A white fence protected his small yard and its long rectangles of grass. He had a yellow garden bench and rosebushes, pruned to austerity. Around one side of the house I counted one, two, three fruit trees. If, on a calendar, a tourist brochure, or a postcard, you saw such a scene, with the golden roof of thatched and smocked straw, a pleased smile would cross your mind.The Last Storyteller by Frank Delaney tells the story of Ben MacCarthy, by occupation a collector of Irish stories and lore. He travels the countryside, visiting the storytellers and recording the stories. As he travels he manages to also collect a poor, young girl fleeing her abusive family; a gunrunner for the IRA; and his much abused and beaten one-time wife. The supporting characters of this unlikely cast help fill in the rest of Ben's story.

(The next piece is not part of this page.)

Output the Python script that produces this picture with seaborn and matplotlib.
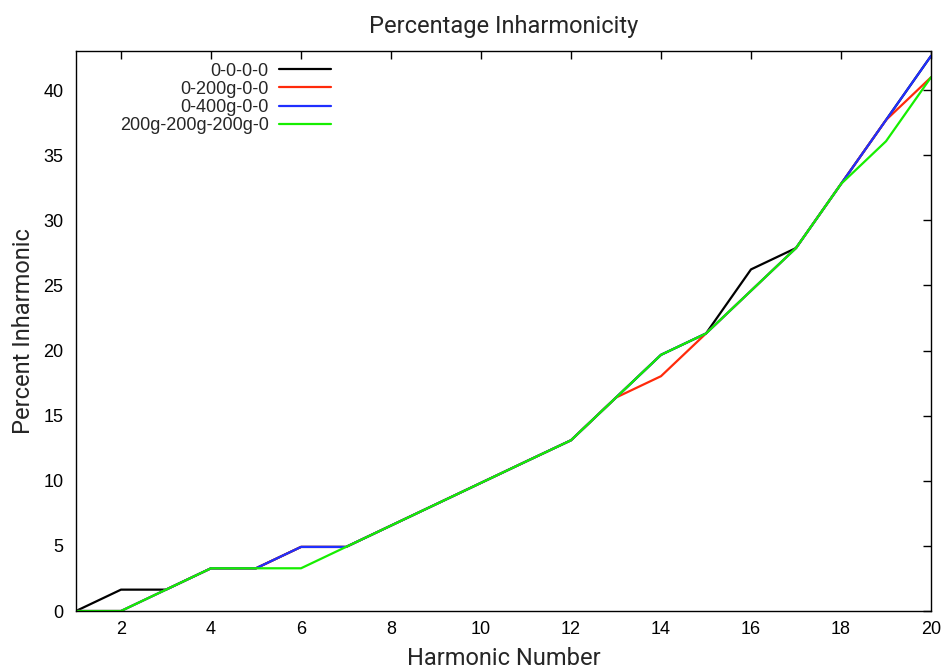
import matplotlib
matplotlib.use("Agg")
import matplotlib.pyplot as plt
import seaborn as sns
import pandas as pd

harmonics = list(range(1, 21))
series_names = ["0-0-0-0", "0-200g-0-0", "0-400g-0-0", "200g-200g-200g-0"]
s_black = [0, 1.64, 1.64, 3.28, 3.28, 4.92, 4.92, 6.56, 8.20, 9.84, 11.48, 13.11,
           16.39, 19.67, 21.31, 26.23, 27.87, 32.79, 37.70, 42.62]
s_red = [0, 0, 1.64, 3.28, 3.28, 4.92, 4.92, 6.56, 8.20, 9.84, 11.48, 13.11,
         16.39, 18.03, 21.31, 24.59, 27.87, 32.79, 37.70, 40.98]
s_blue = [0, 0, 1.64, 3.28, 3.28, 4.92, 4.92, 6.56, 8.20, 9.84, 11.48, 13.11,
          16.39, 19.67, 21.31, 24.59, 27.87, 32.79, 37.70, 42.62]
s_green = [0, 0, 1.64, 3.28, 3.28, 3.28, 4.92, 6.56, 8.20, 9.84, 11.48, 13.11,
           16.39, 19.67, 21.31, 24.59, 27.87, 32.79, 36.07, 40.98]
colors = ["#000000", "#ff2a0a", "#1f2fff", "#16ee00"]
x_ticks = list(range(2, 21, 2))
y_ticks = list(range(0, 41, 5))

rows = []
for name, vals in zip(series_names, [s_black, s_red, s_blue, s_green]):
    for h, v in zip(harmonics, vals):
        rows.append({"Harmonic": h, "Value": v, "Series": name})
df = pd.DataFrame(rows)

sns.set_theme(style="white")
plt.rcParams["font.family"] = ["Liberation Sans", "DejaVu Sans"]

fig = plt.figure(figsize=(9.47, 6.72), dpi=100)
ax = fig.add_axes([76 / 947, 61 / 672, 855 / 947, 560 / 672])

sns.lineplot(data=df, x="Harmonic", y="Value", hue="Series", hue_order=series_names,
             palette=colors, linewidth=1.6, ax=ax, legend=False)

ax.set_xlim(1, 20)
ax.set_ylim(0, 43)
ax.set_xticks(x_ticks)
ax.set_yticks(y_ticks)
ax.tick_params(direction="in", length=5.5, width=1, top=True, right=True,
               labelsize=13, colors="black")
ax.tick_params(axis="y", pad=9)
ax.tick_params(axis="x", pad=7)
for sp in ax.spines.values():
    sp.set_visible(True)
    sp.set_color("black")
    sp.set_linewidth(1.0)

lab_font = dict(family=["Roboto", "DejaVu Sans"], size=17)
ax.set_title("Percentage Inharmonicity", pad=13, **lab_font)
ax.set_xlabel("Harmonic Number", labelpad=7, **lab_font)
ax.set_ylabel("Percent Inharmonic", labelpad=6, **lab_font)

from matplotlib.lines import Line2D
handles = [Line2D([0], [0], color=c, lw=1.6) for c in colors]
leg = fig.legend(handles, series_names, loc="upper right",
                 bbox_to_anchor=(331 / 947, 609.5 / 672), frameon=False,
                 markerfirst=False, fontsize=13, handlelength=2.9,
                 handletextpad=0.55, labelspacing=0.07, borderpad=0,
                 borderaxespad=0)

fig.savefig("out.png", dpi=100)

Despite the troubled times, and troubled people, that populate The Last Storyteller, it is not a dark or depressing novel. It was easy to become Ben's friend through the reading and adopt his accepting attitude. Sometimes he came off as a bit of a doormat but a loveable doormat, and he always managed to redeem himself. As Marian Killeen said "Ben had the greatest gift of loving." (pg 383) which, in turn, made him eminently loveable.
The Last Storyteller gives the reader an understanding of this turbulant time in Ireland's history all wrapped up in lovely adventure. A very worthwhile read.